[Records with drawing code]
# # #

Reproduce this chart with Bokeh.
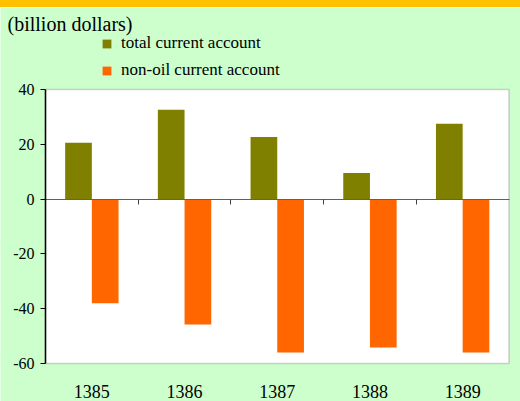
from bokeh.plotting import figure
from bokeh.models import (ColumnDataSource, LinearAxis, FixedTicker, Div, Label,
                          Legend, LegendItem, BoxAnnotation)
from bokeh.layouts import column
from bokeh.transform import dodge
from bokeh.embed import file_html
from bokeh.resources import INLINE

years = ["1385", "1386", "1387", "1388", "1389"]
total_current = [20.6, 32.6, 22.7, 9.5, 27.5]
non_oil_current = [-38.0, -45.8, -56.0, -54.2, -56.0]
y_ticks = [-60, -40, -20, 0, 20, 40]
y_min, y_max = -60, 40

FONT = "'Liberation Serif', 'Times New Roman', serif"
BG = "#CCFFCC"
OLIVE = "#808000"
ORANGE = "#FF6600"

idx = list(range(1, len(years) + 1))
src = ColumnDataSource(dict(x=idx, total=total_current, nonoil=non_oil_current))

# ---- layout geometry (pixels, within the figure canvas) ----
W, H = 520, 394
BAND_H = 7
AREA_L, AREA_R = 45, 508.5      # plot area left/right
AREA_T, AREA_B = 82, 356        # plot area top/bottom
n = len(years)
xppu = (AREA_R - AREA_L) / n
yppu = (AREA_B - AREA_T) / (y_max - y_min)
x_start = 0.5 - AREA_L / xppu
x_end = n + 0.5 + (W - AREA_R) / xppu
y_end = y_max + AREA_T / yppu
y_start = y_min - (H - AREA_B) / yppu

p = figure(width=W, height=H, x_range=(x_start, x_end), y_range=(y_start, y_end),
           output_backend="svg", toolbar_location=None,
           x_axis_type=None, y_axis_type=None,
           min_border_left=0, min_border_right=0, min_border_top=0, min_border_bottom=0)
p.background_fill_color = BG
p.border_fill_color = BG
p.outline_line_color = None
p.grid.visible = False

# white plot area
p.add_layout(BoxAnnotation(left=0.5, right=n + 0.5, bottom=y_min, top=y_max,
                           fill_color="white", fill_alpha=1, line_color="#6E6E6E",
                           line_width=1.6, level="underlay"))

bw = 0.288
r1 = p.vbar(x=dodge("x", -bw / 2), top="total", bottom=0, width=bw, source=src,
            fill_color=OLIVE, line_color=None)
r2 = p.vbar(x=dodge("x", bw / 2), top="nonoil", bottom=0, width=bw, source=src,
            fill_color=ORANGE, line_color=None)

# y axis at the plot area's left edge
y_axis = LinearAxis(fixed_location=0.5, bounds=(y_min, y_max),
                    ticker=FixedTicker(ticks=y_ticks),
                    major_label_overrides={t: str(t) for t in y_ticks},
                    axis_line_color="black", axis_line_width=1.5,
                    major_tick_out=5, major_tick_in=0, major_tick_line_color="black",
                    minor_tick_line_color=None, major_label_text_font=FONT,
                    major_label_text_font_size="16px", major_label_text_color="black",
                    major_label_standoff=6)
p.add_layout(y_axis, "left")

# zero line with ticks between categories
zero_axis = LinearAxis(fixed_location=0, bounds=(0.5, n + 0.5),
                       ticker=FixedTicker(ticks=[i + 0.5 for i in idx[:-1]]),
                       axis_line_color="#606060", axis_line_width=1,
                       major_tick_line_color="#404040", major_tick_out=5, major_tick_in=0,
                       minor_tick_line_color=None, major_label_text_font_size="0px",
                       major_label_text_alpha=0)
p.add_layout(zero_axis, "below")

# category labels below the plot area
cat_axis = LinearAxis(fixed_location=y_min, ticker=FixedTicker(ticks=idx),
                      major_label_overrides={i: y for i, y in zip(idx, years)},
                      axis_line_color=None, major_tick_line_color=None,
                      minor_tick_line_color=None, major_label_text_font=FONT,
                      major_label_text_font_size="18px", major_label_text_color="black",
                      major_label_standoff=15)
p.add_layout(cat_axis, "below")

# unit title
p.add_layout(Label(x=7, y=H - 16, x_units="screen", y_units="screen",
                   text="(billion dollars)", text_font=FONT, text_font_size="20px",
                   text_color="black", text_baseline="middle"))

# legend
legend = Legend(items=[LegendItem(label="total current account", renderers=[r1]),
                       LegendItem(label="non-oil current account", renderers=[r2])],
                location=(101, H - 73), background_fill_alpha=0, border_line_color=None,
                label_text_font=FONT, label_text_font_size="17px", label_text_color="black",
                glyph_width=11, glyph_height=11, label_height=20, label_standoff=9,
                spacing=7, padding=0, margin=0)
p.add_layout(legend, "center")

band = Div(width=W, height=BAND_H, margin=0, styles={"background-color": "#FFC000"})
layout = column(band, p, spacing=0)

open("out.html", "w").write(file_html(layout, INLINE))
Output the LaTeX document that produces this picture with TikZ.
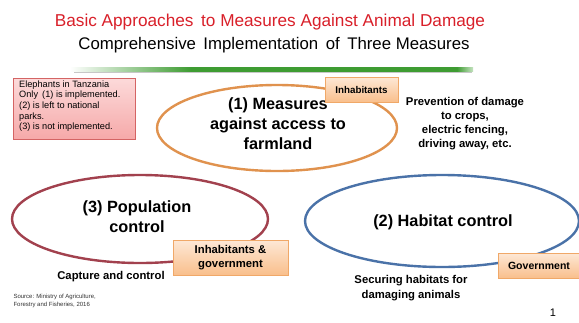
\documentclass[tikz,border=0pt]{standalone}
\usepackage{fontspec}
\setmainfont{Liberation Sans}
\usetikzlibrary{shadows,shapes.geometric}
\definecolor{titlered}{HTML}{D9202A}
\definecolor{ringorange}{HTML}{E0924E}
\definecolor{ringred}{HTML}{A2414E}
\definecolor{ringblue}{HTML}{4A72A8}
\definecolor{barGreen}{HTML}{3E9C32}
\definecolor{barFade}{HTML}{C5E3C0}
\definecolor{tagtop}{HTML}{FDE8D6}
\definecolor{tagbot}{HTML}{F9BF8C}
\definecolor{tagedge}{HTML}{F0A868}
\definecolor{notetop}{HTML}{FCDADA}
\definecolor{notebot}{HTML}{F6A9A9}
\definecolor{noteedge}{HTML}{D46464}
% green rule: fades in from the left, solid, short fade at the right end
\pgfdeclarehorizontalshading{greenbar}{100bp}{color(0bp)=(white); color(25bp)=(white);
  color(40bp)=(barGreen); color(73bp)=(barGreen); color(75bp)=(barFade); color(100bp)=(barFade)}
\tikzset{
  ring/.style={draw=#1, line width=2.4pt, ellipse, inner sep=0pt},
  tagbox/.style={draw=tagedge, line width=0.4pt, top color=tagtop, bottom color=tagbot,
    font=\fontsize{11.3}{14}\selectfont\bfseries, align=center, inner sep=0pt,
    drop shadow={opacity=0.25, shadow xshift=1.2pt, shadow yshift=-1.2pt}},
  ringtext/.style={font=\fontsize{16.3}{20}\selectfont\bfseries, align=center},
  sidetext/.style={font=\fontsize{11.3}{14.2}\selectfont\bfseries, align=center},
}
\begin{document}
\begin{tikzpicture}[x=1pt,y=-1pt]
\useasboundingbox[fill=white] (0,0) rectangle (579,322);

% headings
\node[text=titlered, font=\fontsize{17.2}{19}\selectfont] (title) at (270,22)
  {Basic Approaches\, to Measures Against Animal Damage};
\node[font=\fontsize{16.8}{19}\selectfont] (subtitle) at (274,45)
  {Comprehensive\, Implementation\, of\, Three Measures};

% green rule under the headings
\fill[black!22] (74,71) rectangle (472,72.5);
\shade[shading=greenbar] (70,67.5) rectangle (473,71);

% note box
\node[draw=noteedge, line width=0.4pt, top color=notetop, bottom color=notebot,
  minimum width=122pt, minimum height=61pt, inner sep=0pt,
  drop shadow={opacity=0.25, shadow xshift=1.2pt, shadow yshift=-1.2pt}] (note) at (74,108.5) {};
\node[anchor=north west, align=left, inner sep=0pt,
  font=\fontsize{9.2}{10.6}\selectfont] (notetext) at (19,80.5)
  {Elephants in Tanzania\\Only\, (1) is implemented.\\(2) is left to national\\parks.\\(3) is not implemented.};

% three measures
\node[ring=ringorange, minimum width=240pt, minimum height=86pt] (m1) at (277,128) {};
\node[ring=ringred, minimum width=256pt, minimum height=88pt] (m3) at (140,219) {};
\node[ring=ringblue, minimum width=274pt, minimum height=92pt] (m2) at (442,221) {};

\node[ringtext] (m1text) at (278,124) {(1) Measures\\against access to\\farmland};
\node[ringtext] (m3text) at (137,217) {(3) Population\\control};
\node[ringtext] (m2text) at (443,222) {(2) Habitat control};

% who carries out each measure
\node[tagbox, minimum width=73pt, minimum height=25pt, font=\fontsize{9.8}{11}\selectfont\bfseries] (t1) at (361.5,89.5) {Inhabitants};
\node[tagbox, minimum width=115pt, minimum height=35pt] (t3) at (230.5,257.5) {Inhabitants \&\\government};
\node[tagbox, minimum width=82pt, minimum height=25pt, font=\fontsize{10.5}{12}\selectfont\bfseries] (t2) at (539,265.5) {Government};

% descriptions
\node[sidetext] (d1) at (465,123.5) {Prevention of damage\\to crops,\\electric fencing,\\driving away, etc.};
\node[sidetext] (d3) at (111,277) {Capture and control};
\node[sidetext] (d2) at (411,288) {Securing habitats for\\damaging animals};

% footer
\node[anchor=west, align=left, font=\fontsize{6}{7.6}\selectfont, text=black!80] (src) at (10,301)
  {Source: Ministry of Agriculture,\\Forestry and Fisheries, 2016};
\node[font=\fontsize{11}{12}\selectfont] (page) at (553,313) {1};
\end{tikzpicture}
\end{document}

# # #

- Direction
Please transcribe, word for word, every line from the first line of the records above through the line containing "from bokeh.resources import INLINE", and leave out any pictures.

- Solution for this exercise
Reproduce this chart with Bokeh.
from bokeh.plotting import figure
from bokeh.models import (ColumnDataSource, LinearAxis, FixedTicker, Div, Label,
                          Legend, LegendItem, BoxAnnotation)
from bokeh.layouts import column
from bokeh.transform import dodge
from bokeh.embed import file_html
from bokeh.resources import INLINE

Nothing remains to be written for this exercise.